El problema de la vivienda

El Gobierno no lo tiene fácil con el problema de la vivienda. Existe una cierta unanimidad en que no se debería haber permitido que los precios se disparasen. Pero, de cara al futuro, tan importante es impedir que continúen subiendo a tasas disparatadas como que se desplomen con graves consecuencias para la economía.

En el mercado de la vivienda, al igual que en cualquier mercado libre, los precios se forman por la conjunción de la oferta y la demanda.  Habrá que actuar por tanto sobre alguna de estas dos variables. Una forma sería restringiendo la demanda, lo que aparte de no resultar demasiado viable sería además inconveniente. La contención de precios no es una finalidad en sí misma, sino un medio para hacer asequible la vivienda al mayor número de personas. ¿De qué sirve que no suban los precios de las casas si es a costa de que los ciudadanos no tengan acceso a ellas?

Tampoco parece que la mejor política para mantener el precio sea actuar por el lado de la demanda mediante subvenciones, tal como en este momento proyecta el Ministerio. El efecto puede ser el contrario al que se pretende conseguir. Se incentivará la demanda y es muy posible que los recursos públicos así canalizados terminen en manos de promotores y constructores por la vía de una elevación del precio. Por otra parte, las subvenciones dirigidas a colectivos concretos siempre conllevan algo de arbitrario: ¿por qué sólo a los jóvenes?; y la capacidad económica resulta a menudo difícil de calcular, sobre todo cuando determinados ciudadanos, como los profesionales y empresarios que facturan a los consumidores, pueden ocultar fácilmente sus rentas. Se puede dar la paradoja de que aquellos que defraudan tengan acceso a ayudas que estarían vetadas a los que tienen sus ingresos controlados por una nómina.

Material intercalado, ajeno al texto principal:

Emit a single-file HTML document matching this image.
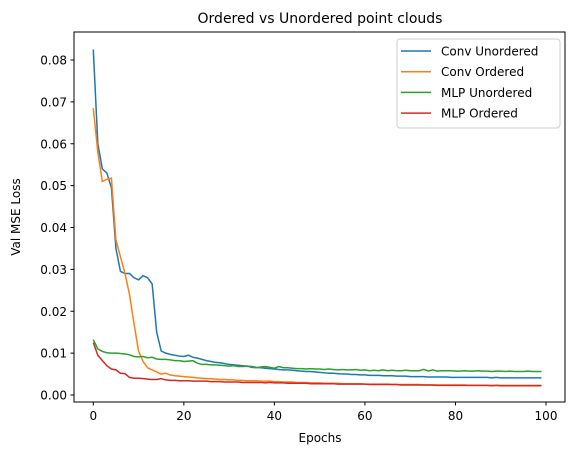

Las actuaciones públicas deberían acometerse principalmente desde el lado de la oferta, incrementando ésta todo lo que fuese necesario para que los precios no se elevasen. En primer lugar, habría que movilizar las casas vacías promoviendo un mercado de alquiler. La normativa actual sumamente proteccionista con el inquilino termina volviéndose en su contra porque, ante los riesgos que comporta, los propietarios se retiran del mercado, o exigen tales garantías bancarias que resultan prohibitivas para la mayoría de los futuros arrendatarios. Sin duda en este estado de cosas influye la lentitud de la justicia en dictaminar los desahucios. Una medida a todas luces positiva es el proyecto de crear una agencia pública cuya finalidad sería garantizar subsidiariamente a los posibles inquilinos; la vivienda es un bien de primera necesidad por lo que parece justo que nadie sea desalojado de su casa ante necesidades económicas sobrevenidas, pero el coste de la medida debe recaer sobre el Estado y no sobre el arrendador, ya que de lo contrario el riesgo le hará inhibirse de poner el piso en alquiler que es lo que sucede en la actualidad.

En segundo lugar, aumentando la oferta de obra nueva. Ello nos conduce al asunto del suelo disponible. La solución no puede provenir de su liberalización, como pretenden los conservadores, pero sí de que los poderes públicos pongan en el mercado todo el suelo urbano necesario, y a los precios adecuados, para que la oferta de viviendas se incremente. Claro que de nada vale que exista suelo recalificado si se permite que se retenga, jugando especulativamente con una elevación del precio. Las ventas y recalificaciones tendrían que ir acompañadas de requisitos y condiciones que garantizasen su transformación en viviendas, y con características previamente pactadas de acuerdo con el objetivo que se pretende conseguir.